_PROBLEM STATEMENT_
Take every line from the first down to the line with "plt.rcParams['font.family'] = ['Open" and set it down exactly, without the pictures.

_INFORMATION PROVIDED_
══════════════════════════════
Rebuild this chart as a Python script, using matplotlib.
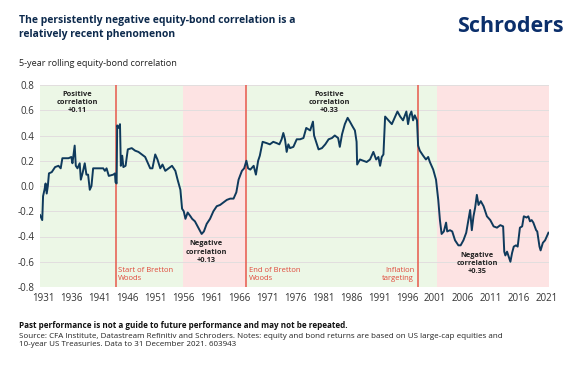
import matplotlib
matplotlib.use("Agg")
import matplotlib.pyplot as plt

plt.rcParams['font.family'] = ['Open Sans', 'DejaVu Sans']

# 5-year rolling equity-bond correlation
years = [1930.4, 1930.8, 1930.95, 1931.2, 1931.4, 1931.6, 1931.8, 1932.0, 1932.5, 1933.1,
         1933.7, 1934.1, 1934.4, 1935.5, 1936.0, 1936.2, 1936.6, 1936.8, 1937.1, 1937.5,
         1937.7, 1938.0, 1938.4, 1938.7, 1939.0, 1939.3, 1939.6, 1939.9, 1940.8, 1941.7,
         1942.0, 1942.3, 1942.7, 1943.5, 1943.8, 1943.9, 1944.1, 1944.2, 1944.5, 1944.7,
         1944.85, 1945.1, 1945.3, 1945.7, 1946.1, 1946.8, 1947.4, 1948.0, 1948.6, 1949.2,
         1950.1, 1950.5, 1951.0, 1951.4, 1951.9, 1952.3, 1952.8, 1953.4, 1954.0, 1954.6,
         1955.0, 1955.5, 1955.8, 1956.1, 1956.4, 1956.8, 1957.3, 1957.6, 1958.1, 1958.7,
         1959.3, 1959.7, 1960.2, 1960.8, 1961.4, 1962.0, 1962.6, 1963.2, 1963.8, 1964.4,
         1965.0, 1965.5, 1965.9, 1966.5, 1966.9, 1967.3, 1967.6, 1968.0, 1968.6, 1969.0,
         1969.4, 1969.7, 1970.2, 1970.9, 1971.5, 1972.1, 1972.7, 1973.2, 1973.6, 1973.9,
         1974.2, 1974.5, 1974.8, 1975.1, 1975.7, 1976.3, 1976.9, 1977.5, 1978.0, 1978.7,
         1979.2, 1979.4, 1979.9, 1980.2, 1980.8, 1981.4, 1982.0, 1982.6, 1983.1, 1983.7,
         1984.0, 1984.4, 1984.9, 1985.4, 1985.8, 1986.3, 1986.7, 1987.0, 1987.1, 1987.6,
         1988.2, 1988.8, 1989.4, 1990.0, 1990.5, 1990.9, 1991.2, 1991.5, 1991.8, 1992.1,
         1992.7, 1993.3, 1993.9, 1994.3, 1994.8, 1995.3, 1995.9, 1996.2, 1996.5, 1996.8,
         1997.1, 1997.4, 1997.8, 1998.0, 1998.3, 1998.9, 1999.4, 1999.8, 2000.1, 2000.7,
         2001.2, 2001.6, 2001.9, 2002.2, 2002.6, 2003.0, 2003.2, 2003.7, 2004.1, 2004.6,
         2005.2, 2005.6, 2006.1, 2006.6, 2007.0, 2007.3, 2007.6, 2007.9, 2008.2, 2008.5,
         2008.8, 2009.2, 2009.7, 2010.3, 2010.9, 2011.5, 2012.1, 2012.7, 2013.2, 2013.4,
         2013.6, 2013.9, 2014.2, 2014.5, 2014.8, 2015.1, 2015.5, 2015.8, 2016.2, 2016.6,
         2016.9, 2017.4, 2017.7, 2018.0, 2018.3, 2018.6, 2019.1, 2019.3, 2019.7, 2019.9,
         2020.3, 2020.7, 2021.0, 2021.3]
corr = [-0.23, -0.27, -0.08, -0.03, 0.02, -0.06, 0.00, 0.10, 0.11, 0.15,
        0.16, 0.14, 0.22, 0.22, 0.23, 0.18, 0.32, 0.16, 0.14, 0.18,
        0.05, 0.10, 0.18, 0.09, 0.09, -0.03, 0.00, 0.14, 0.14, 0.14,
        0.12, 0.14, 0.08, 0.09, 0.10, 0.03, 0.02, 0.48, 0.46, 0.49,
        0.16, 0.24, 0.15, 0.16, 0.29, 0.30, 0.28, 0.27, 0.25, 0.23,
        0.14, 0.14, 0.25, 0.21, 0.14, 0.17, 0.12, 0.14, 0.16, 0.12,
        0.05, -0.03, -0.18, -0.20, -0.26, -0.21, -0.24, -0.26, -0.28, -0.33,
        -0.38, -0.36, -0.30, -0.26, -0.20, -0.16, -0.15, -0.13, -0.11, -0.10,
        -0.10, -0.05, 0.05, 0.12, 0.14, 0.20, 0.14, 0.13, 0.16, 0.09,
        0.20, 0.24, 0.35, 0.34, 0.33, 0.35, 0.34, 0.33, 0.37, 0.42,
        0.37, 0.27, 0.33, 0.30, 0.31, 0.37, 0.37, 0.38, 0.46, 0.44,
        0.51, 0.40, 0.33, 0.29, 0.30, 0.33, 0.37, 0.38, 0.40, 0.38,
        0.31, 0.41, 0.49, 0.54, 0.51, 0.47, 0.44, 0.35, 0.17, 0.21,
        0.20, 0.19, 0.21, 0.27, 0.21, 0.23, 0.16, 0.23, 0.25, 0.55,
        0.52, 0.49, 0.55, 0.59, 0.55, 0.52, 0.59, 0.49, 0.56, 0.59,
        0.52, 0.56, 0.52, 0.32, 0.28, 0.24, 0.21, 0.23, 0.19, 0.13,
        0.05, -0.11, -0.27, -0.38, -0.36, -0.29, -0.36, -0.35, -0.36, -0.43,
        -0.47, -0.47, -0.43, -0.37, -0.27, -0.19, -0.35, -0.24, -0.17, -0.07,
        -0.15, -0.12, -0.16, -0.24, -0.27, -0.32, -0.33, -0.31, -0.32, -0.52,
        -0.55, -0.52, -0.56, -0.60, -0.53, -0.48, -0.47, -0.48, -0.33, -0.32,
        -0.24, -0.25, -0.24, -0.28, -0.27, -0.29, -0.35, -0.36, -0.48, -0.51,
        -0.45, -0.43, -0.40, -0.37]

# Regime shading and event markers
regime_edges = [1930.4, 1956.0, 1967.3, 2001.4, 2021.4]
regime_colors = ['#ecf7e6', '#fde3e3', '#ecf7e6', '#fde3e3']
events = [1943.9, 1967.3, 1997.9]
event_labels = ['Start of Bretton\nWoods', 'End of Bretton\nWoods', 'Inflation\ntargeting']
regime_labels = ['Positive\ncorrelation\n+0.11', 'Negative\ncorrelation\n+0.13',
                 'Positive\ncorrelation\n+0.33', 'Negative\ncorrelation\n+0.35']
regime_label_x = [1937.1, 1960.1, 1982.1, 2008.5]
regime_label_y = [0.755, -0.43, 0.755, -0.52]

tick_years = list(range(1931, 2022, 5))
y_ticks = [-0.8, -0.6, -0.4, -0.2, 0.0, 0.2, 0.4, 0.6, 0.8]

navy = '#0f3a5c'
red = '#e8584c'

fig = plt.figure(figsize=(5.71, 3.66), dpi=100)
ax = fig.add_axes([40 / 571, 1 - 287 / 366, 509 / 571, 202 / 366])

for i in range(len(regime_colors)):
    ax.axvspan(regime_edges[i], regime_edges[i + 1], color=regime_colors[i], lw=0, zorder=0)

for yt in y_ticks:
    ax.axhline(yt, color='#e2dede', lw=0.7, zorder=1)

for ev in events:
    ax.axvline(ev, color=red, lw=1.1, zorder=2)

ax.plot(years, corr, color=navy, lw=1.4, zorder=3)

for lab, lx, ly in zip(regime_labels, regime_label_x, regime_label_y):
    ax.text(lx, ly, lab, ha='center', va='top', fontsize=5.3, fontweight='bold',
            color='#222222', linespacing=1.25, zorder=4)

ax.text(events[0] + 0.5, -0.64, event_labels[0], ha='left', va='top', fontsize=5.5,
        color='#e04a3c', linespacing=1.25)
ax.text(events[1] + 0.5, -0.64, event_labels[1], ha='left', va='top', fontsize=5.5,
        color='#e04a3c', linespacing=1.25)
ax.text(events[2] - 0.6, -0.64, event_labels[2], ha='right', va='top', fontsize=5.5,
        color='#e04a3c', linespacing=1.25)

ax.set_xlim(regime_edges[0], regime_edges[-1])
ax.set_ylim(-0.8, 0.8)
ax.set_xticks(tick_years)
ax.set_xticklabels([str(t) for t in tick_years])
ax.set_yticks(y_ticks)
ax.set_yticklabels(['%.1f' % v for v in y_ticks])
ax.tick_params(length=0, labelsize=7, colors='#333333', pad=4)
for s in ax.spines.values():
    s.set_visible(False)

# Titles and footer
fig.text(19 / 571, 1 - 15 / 366,
         'The persistently negative equity-bond correlation is a\nrelatively recent phenomenon',
         ha='left', va='top', fontsize=7.5, fontweight='bold', color='#0d2a4d', linespacing=1.42)
fig.text(564 / 571, 1 - 27 / 366, 'Schroders', ha='right', va='center', fontsize=15.5,
         fontweight='bold', color='#0b2f6b')
fig.text(19 / 571, 1 - 63 / 366, '5-year rolling equity-bond correlation', ha='left',
         va='center', fontsize=6.6, color='#222222')
fig.text(19 / 571, 1 - 326 / 366,
         'Past performance is not a guide to future performance and may not be repeated.',
         ha='left', va='center', fontsize=5.9, fontweight='bold', color='#111111')
fig.text(19 / 571, 1 - 333 / 366,
         'Source: CFA Institute, Datastream Refinitiv and Schroders. Notes: equity and bond returns are based on US large-cap equities and\n'
         '10-year US Treasuries. Data to 31 December 2021. 603943',
         ha='left', va='top', fontsize=5.75, color='#222222', linespacing=1.25)

fig.savefig('out.png', dpi=100, facecolor='white')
══════════════════════════════
_COMPLETE OUTPUT_
Rebuild this chart as a Python script, using matplotlib.
import matplotlib
matplotlib.use("Agg")
import matplotlib.pyplot as plt

plt.rcParams['font.family'] = ['Open Sans', 'DejaVu Sans']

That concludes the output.